- Cambridge Park High School logo

Location
- Cambridge Park, New South Wales Australia
- Coordinates: 33°45′9″S 150°43′58″E﻿ / ﻿33.75250°S 150.73278°E

Information
- School type: Public
- Motto: Together we Achieve
- Principal: Nic Webb
- Teaching staff: ~70
- Grades: 7-12
- Enrolment: ~700
- Campus type: Suburban
- Website: https://cambridge-h.schools.nsw.gov.au/

= Cambridge Park High School =

Cambridge Park High School is located in Western Sydney, at the base of the Blue Mountains.

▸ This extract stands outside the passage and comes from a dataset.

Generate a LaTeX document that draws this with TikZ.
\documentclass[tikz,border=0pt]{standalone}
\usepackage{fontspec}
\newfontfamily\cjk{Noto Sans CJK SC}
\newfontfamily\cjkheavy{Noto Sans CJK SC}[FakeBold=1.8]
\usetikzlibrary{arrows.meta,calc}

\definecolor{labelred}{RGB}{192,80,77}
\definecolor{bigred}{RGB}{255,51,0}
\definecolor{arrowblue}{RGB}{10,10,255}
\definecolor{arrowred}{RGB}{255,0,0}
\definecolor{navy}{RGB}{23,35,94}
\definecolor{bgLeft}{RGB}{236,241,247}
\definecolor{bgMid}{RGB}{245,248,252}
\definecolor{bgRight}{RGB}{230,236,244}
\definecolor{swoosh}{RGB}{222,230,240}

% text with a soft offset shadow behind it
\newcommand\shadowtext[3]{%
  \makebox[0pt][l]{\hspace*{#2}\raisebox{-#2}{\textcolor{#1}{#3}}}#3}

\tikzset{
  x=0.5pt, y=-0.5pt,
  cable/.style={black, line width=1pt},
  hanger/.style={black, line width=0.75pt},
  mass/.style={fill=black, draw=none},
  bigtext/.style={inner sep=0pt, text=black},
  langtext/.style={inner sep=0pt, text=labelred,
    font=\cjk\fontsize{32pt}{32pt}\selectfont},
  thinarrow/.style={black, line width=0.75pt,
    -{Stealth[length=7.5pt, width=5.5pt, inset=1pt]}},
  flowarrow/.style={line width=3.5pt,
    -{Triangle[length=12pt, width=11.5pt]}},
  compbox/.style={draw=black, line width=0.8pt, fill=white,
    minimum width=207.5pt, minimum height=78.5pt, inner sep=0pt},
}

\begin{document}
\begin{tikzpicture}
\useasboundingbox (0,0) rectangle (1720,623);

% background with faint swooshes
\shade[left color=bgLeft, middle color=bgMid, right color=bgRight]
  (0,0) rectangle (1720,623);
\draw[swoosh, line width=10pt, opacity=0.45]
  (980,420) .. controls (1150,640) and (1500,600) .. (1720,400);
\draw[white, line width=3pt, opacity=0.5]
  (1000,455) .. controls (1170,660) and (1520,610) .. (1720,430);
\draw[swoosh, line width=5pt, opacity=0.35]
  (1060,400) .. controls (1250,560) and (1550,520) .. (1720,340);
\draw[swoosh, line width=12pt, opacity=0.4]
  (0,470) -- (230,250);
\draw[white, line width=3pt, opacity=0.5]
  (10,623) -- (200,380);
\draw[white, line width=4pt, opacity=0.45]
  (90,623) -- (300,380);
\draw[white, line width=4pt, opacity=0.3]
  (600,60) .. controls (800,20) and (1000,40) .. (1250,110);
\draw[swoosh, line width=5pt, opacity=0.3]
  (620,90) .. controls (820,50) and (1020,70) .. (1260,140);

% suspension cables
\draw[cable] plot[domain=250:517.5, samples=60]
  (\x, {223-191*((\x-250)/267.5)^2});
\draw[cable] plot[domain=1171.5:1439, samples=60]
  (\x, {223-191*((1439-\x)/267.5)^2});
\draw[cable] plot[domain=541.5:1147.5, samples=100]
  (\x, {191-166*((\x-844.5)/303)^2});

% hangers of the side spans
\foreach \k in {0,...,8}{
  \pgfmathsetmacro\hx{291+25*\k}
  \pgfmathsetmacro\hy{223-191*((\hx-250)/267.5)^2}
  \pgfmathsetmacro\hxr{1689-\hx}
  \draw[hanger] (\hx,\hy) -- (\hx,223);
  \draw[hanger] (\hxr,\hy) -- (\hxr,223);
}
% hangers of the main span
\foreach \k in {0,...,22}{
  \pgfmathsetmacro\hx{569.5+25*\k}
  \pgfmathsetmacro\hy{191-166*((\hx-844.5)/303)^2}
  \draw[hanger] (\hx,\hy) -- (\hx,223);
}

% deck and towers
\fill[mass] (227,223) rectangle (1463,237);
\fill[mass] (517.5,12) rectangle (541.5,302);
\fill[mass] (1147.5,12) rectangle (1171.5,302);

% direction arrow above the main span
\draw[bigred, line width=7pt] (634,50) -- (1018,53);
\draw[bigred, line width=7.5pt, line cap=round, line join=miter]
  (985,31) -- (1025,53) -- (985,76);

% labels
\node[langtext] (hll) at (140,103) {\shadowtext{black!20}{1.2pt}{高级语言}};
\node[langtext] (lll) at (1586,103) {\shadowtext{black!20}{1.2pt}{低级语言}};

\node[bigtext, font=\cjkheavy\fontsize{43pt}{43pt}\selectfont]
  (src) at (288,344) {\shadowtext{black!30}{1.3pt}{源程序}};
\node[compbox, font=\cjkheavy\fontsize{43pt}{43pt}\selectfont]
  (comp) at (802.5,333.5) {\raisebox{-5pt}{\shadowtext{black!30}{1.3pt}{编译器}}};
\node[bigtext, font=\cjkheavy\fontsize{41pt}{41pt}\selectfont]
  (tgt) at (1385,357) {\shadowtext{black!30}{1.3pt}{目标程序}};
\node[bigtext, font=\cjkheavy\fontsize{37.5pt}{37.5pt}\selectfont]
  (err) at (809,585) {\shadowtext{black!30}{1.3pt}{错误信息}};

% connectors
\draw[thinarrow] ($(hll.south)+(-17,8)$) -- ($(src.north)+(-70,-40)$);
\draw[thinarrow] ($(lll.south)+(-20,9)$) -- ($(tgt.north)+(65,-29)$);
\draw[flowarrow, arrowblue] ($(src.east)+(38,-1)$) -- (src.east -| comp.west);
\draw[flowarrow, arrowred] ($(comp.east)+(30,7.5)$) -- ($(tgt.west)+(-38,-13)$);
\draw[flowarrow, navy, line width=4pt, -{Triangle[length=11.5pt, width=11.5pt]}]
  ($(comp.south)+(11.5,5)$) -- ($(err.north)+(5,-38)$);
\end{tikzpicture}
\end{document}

The school offers a comprehensive education to the approximately 600 students enrolled, who come primarily from the surrounding suburbs of Kingswood, Werrington, Werrington County, Cambridge Park and Cambridge Gardens.

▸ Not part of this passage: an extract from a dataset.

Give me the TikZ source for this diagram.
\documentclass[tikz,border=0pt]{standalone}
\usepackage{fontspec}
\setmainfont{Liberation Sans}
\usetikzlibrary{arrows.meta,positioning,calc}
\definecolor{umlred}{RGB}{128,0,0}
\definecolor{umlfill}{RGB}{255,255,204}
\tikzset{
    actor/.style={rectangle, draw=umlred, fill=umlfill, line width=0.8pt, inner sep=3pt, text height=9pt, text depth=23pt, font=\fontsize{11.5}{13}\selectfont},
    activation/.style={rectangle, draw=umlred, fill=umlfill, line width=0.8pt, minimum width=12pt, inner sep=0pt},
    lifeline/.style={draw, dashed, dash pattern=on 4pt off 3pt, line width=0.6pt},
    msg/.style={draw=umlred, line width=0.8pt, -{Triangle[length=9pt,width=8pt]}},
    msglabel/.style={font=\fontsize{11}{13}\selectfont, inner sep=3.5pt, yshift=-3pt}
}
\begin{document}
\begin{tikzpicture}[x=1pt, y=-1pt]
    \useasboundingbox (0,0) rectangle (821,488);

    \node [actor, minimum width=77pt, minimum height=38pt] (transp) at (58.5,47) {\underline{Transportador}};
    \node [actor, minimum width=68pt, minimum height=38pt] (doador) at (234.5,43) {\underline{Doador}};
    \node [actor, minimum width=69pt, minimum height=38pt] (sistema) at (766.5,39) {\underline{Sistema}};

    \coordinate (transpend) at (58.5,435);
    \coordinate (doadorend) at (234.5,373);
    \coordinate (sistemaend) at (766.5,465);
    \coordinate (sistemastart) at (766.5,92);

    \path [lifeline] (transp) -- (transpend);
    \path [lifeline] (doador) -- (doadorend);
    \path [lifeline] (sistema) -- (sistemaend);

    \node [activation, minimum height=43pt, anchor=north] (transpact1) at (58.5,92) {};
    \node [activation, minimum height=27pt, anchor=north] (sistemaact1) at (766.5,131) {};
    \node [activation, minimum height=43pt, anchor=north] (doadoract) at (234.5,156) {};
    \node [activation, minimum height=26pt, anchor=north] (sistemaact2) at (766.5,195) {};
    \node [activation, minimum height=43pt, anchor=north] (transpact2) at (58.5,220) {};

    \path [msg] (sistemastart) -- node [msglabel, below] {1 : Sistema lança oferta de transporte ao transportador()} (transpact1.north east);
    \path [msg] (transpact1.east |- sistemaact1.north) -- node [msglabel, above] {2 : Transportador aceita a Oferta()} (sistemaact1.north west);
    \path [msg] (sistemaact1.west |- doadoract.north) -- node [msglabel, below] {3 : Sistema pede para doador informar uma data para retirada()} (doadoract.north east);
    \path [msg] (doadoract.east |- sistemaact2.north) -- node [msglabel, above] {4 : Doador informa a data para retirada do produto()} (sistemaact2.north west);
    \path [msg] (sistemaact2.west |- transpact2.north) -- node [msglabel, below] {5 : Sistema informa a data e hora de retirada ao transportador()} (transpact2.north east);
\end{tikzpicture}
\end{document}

This school is equipped with learning facilities, such as commercial-grade kitchens, fitness lab, three-story library and newly-renovated science labs. Cambridge Park High School also has three elevators for students with disabilities and/or additional needs.

==Subjects and electives==
Year 7 students at Cambridge Park will learn French as part of their compulsory language class. Year 7 and 8 will be involved in TAS subjects, known as "Mandatory Technology," generally consisting of food technology, metalwork, woodwork, coding, and engineering. Year 7 and 8 students also learn music and art in the respective years.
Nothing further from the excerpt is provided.